"It could be worse," so I was told recently by the young man from the clean-up service that was sent out to our church by the insurance company. His comment came over the noise of commercial fans and dehumidifiers which were working tirelessly to try to erase the effects of an incident with the plumbing that had left our building virtually flooded.
Behind him I could see where walls had been torn out about 18 inches above the floor in order to remove wet insulation. I didn't even want to think about the small kitchen where the vinyl floor had to be ripped out, and cabinets moved in order to reach all of the flooring.
It was a mess. We weren't able to hold church services there last Sunday. But, yes, I had to agree that it could've been worse.
Just consider the fact that on the day I discovered the problem, I almost didn't go to the church due to a full day of meetings elsewhere. If I hadn't decided (or been providentially led) to drop by the church for a few minutes early that morning, the water may have run for another day and done much more damage before being stopped.
Sometimes when we're facing difficulties and trials we do try to console ourselves with the idea that it could be worse.
Recently, one of my friends at a nursing home was dealing with a rather painful physical condition. During the course of our conversation she detailed a number of the aches and pains she has to endure at this point in life. But then she commented on how she looks around at some of the other people in her place of residence and she realizes that it could be worse.
As I've heard others voice similar sentiments in the face of hard times, I've wondered to what extent the Bible supports such a point of view. If you think of any examples, let me know.
One that came to my mind is from the book of Hebrews in the context of referring to Christ's suffering. "For consider Him who endured such hostility from sinners against Himself, lest you become weary and discouraged in your souls. You have not yet resisted to bloodshed, striving against sin" (Hebrews 12:3-4).
In other words, you may be suffering, but it could be worse.
However, God's Word takes this subject matter to an even higher level. It's not just the idea that our circumstances could be worse. We can also have an assurance that God is working even through the difficulties to bring about good things in our lives.

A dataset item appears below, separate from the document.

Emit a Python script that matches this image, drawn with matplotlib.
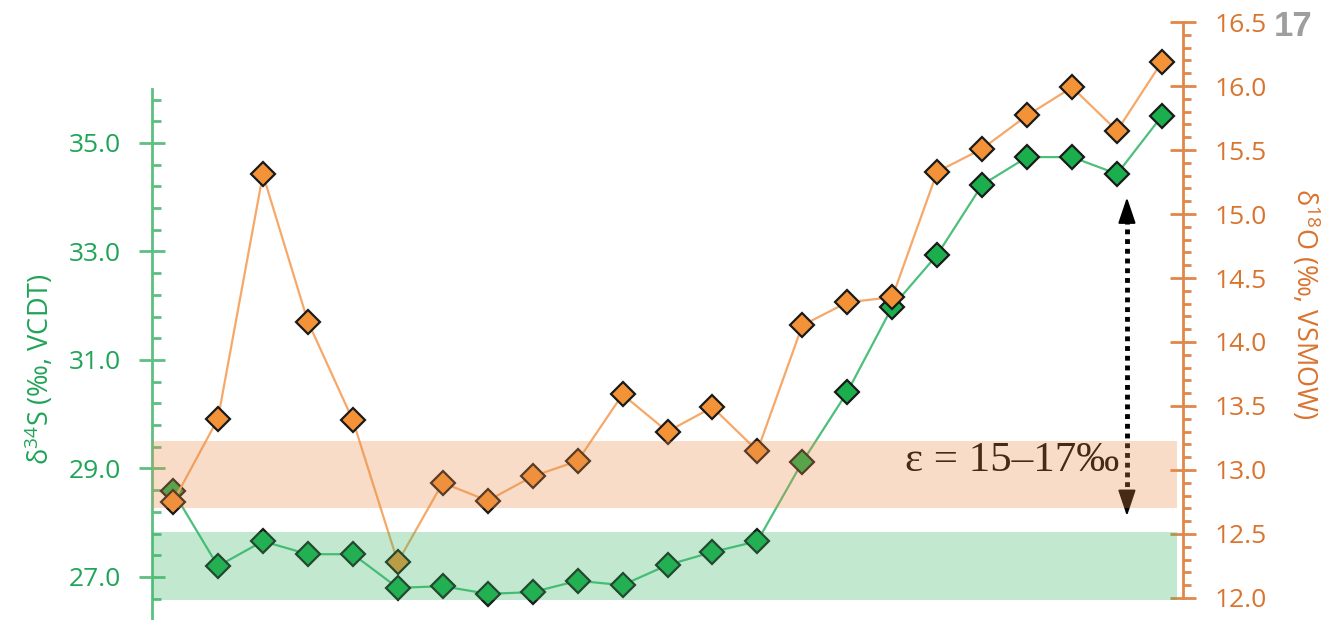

In that same chapter of Hebrews, it goes on to refer to how God can use some of those painful experiences in life to make us better, more godly people. Elsewhere, the scriptures indicate that we can glory in our tribulations because we know that they produce such good qualities in us as perseverance, character, and hope (Romans 5:3-4).
No, we weren't able to hold worship services in our building Sunday. But we had a wonderful time of intimate worship and warm fellowship at one of our member's homes.
Yes, our building is a mess. But our furnishings survived the ordeal in good condition.And when everything gets restored, it may be in better shape than it was before.
Whatever difficulties you're facing today, don't be discouraged. Remember things could be worse. But also go a step further and look for God to use these trials to bring good things into your life and character.